Yes, it also works without any problem. On most of my laptops, I just use one disk (not more room to use proper mirroring). On every PVE instance however, I always use at least two disks (for mirroring).
:) I suspect ZFS over SSD (or SSD under ZFS) will be much slower that SSD itself. Even that SSD is NVME one.

You see, ordinary way to use SSD for me will be create LVM, create a partionion over it, format is as (ok, let's give a try, instead of ext4) xfs, then mount it in PVE, and add this mount path to PVE and storage. Then I'd put VM disks as qcow2's on this mounted disk. Quite a pack of levels, but I got used to do it in such a way.

Now, I can cast ZFS over SSD :) I just create ZFS pool (I hope the term is right?), add it to PVE as ZFS pool, and PVE will manage the rest. I'll save of abstraction levels but ZFS is slower by itself, so I really try to understand will it be too slow or it'll be ok for run VMs on it. Hate to waste NVME SSD speed for nothing, and hope on single non-mechanical disk it can be good anyway.
 
:) I suspect ZFS over SSD (or SSD under ZFS) will be much slower that SSD itself. Even that SSD is NVME one.

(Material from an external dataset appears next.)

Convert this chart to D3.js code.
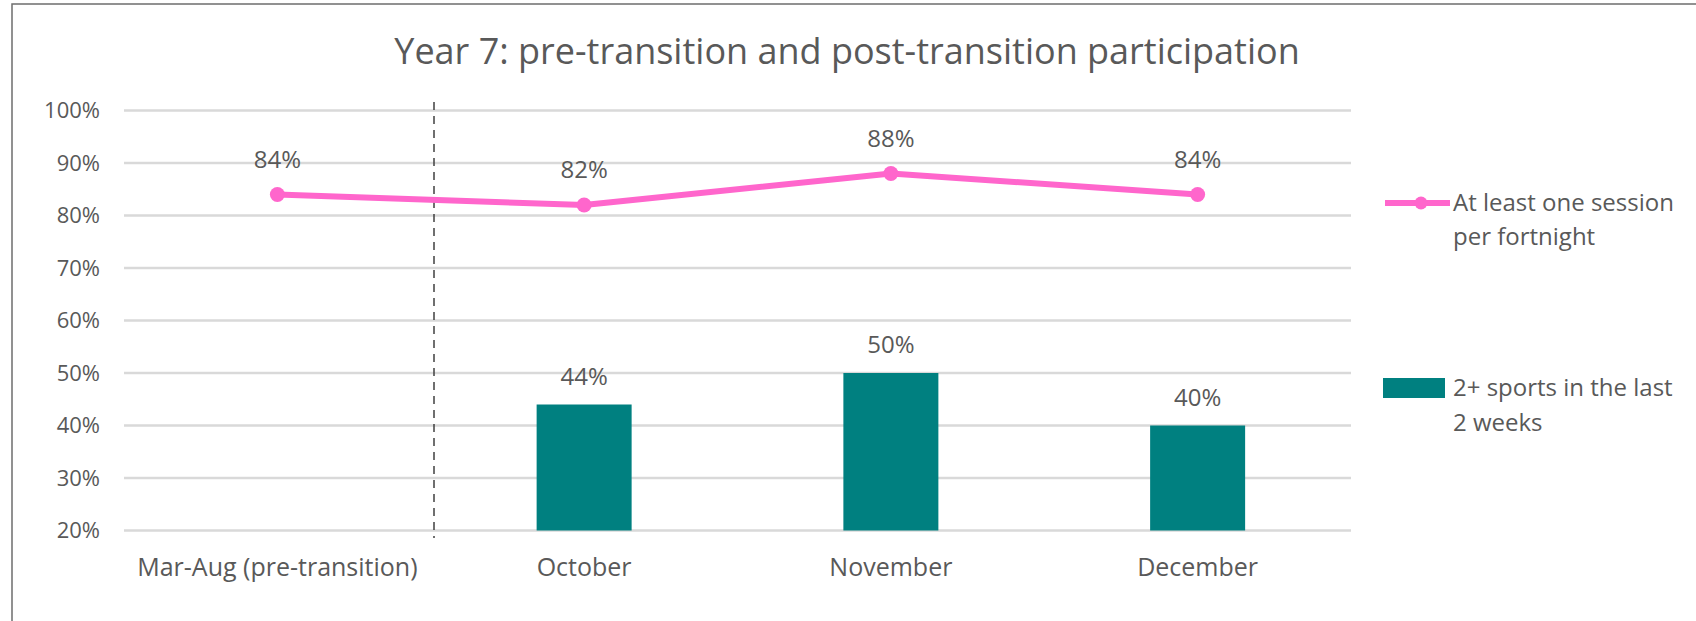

Hmm ... every disk is faster without a filesystem, but that is probably not what you meant. You still haven't explicitly said what "slower" is for your. What is your workload that you want to compare? Here is benchmark that shows that ZFS is slower, but not by much and xfs has not one feature that ZFS has. Using a filesystem without any checksumming is kinda strange to me nowadays. I can see bit rod on the monthly scrubs on my disks. I would have lost over 1 MB of data in over 3 years since I have ZFS on my NAS. Maybe not much, but losing one bit in the wrong file ... and it's gone for good.

With respect to speed, nothing beats using just block devices with LVM directly on the disk, but you will not have good snapshots (lvm snapshots are just weird and completely different than normal virtualization snapshots like in qcow2, zfs or even vmdk and hyper-v), no CoW cloning, etc. I'm repeating myself :-/

If you want speed, do LVM, but if you want a modern filesystem perfectly tailored for (single hypervisor) virtualization, use ZFS.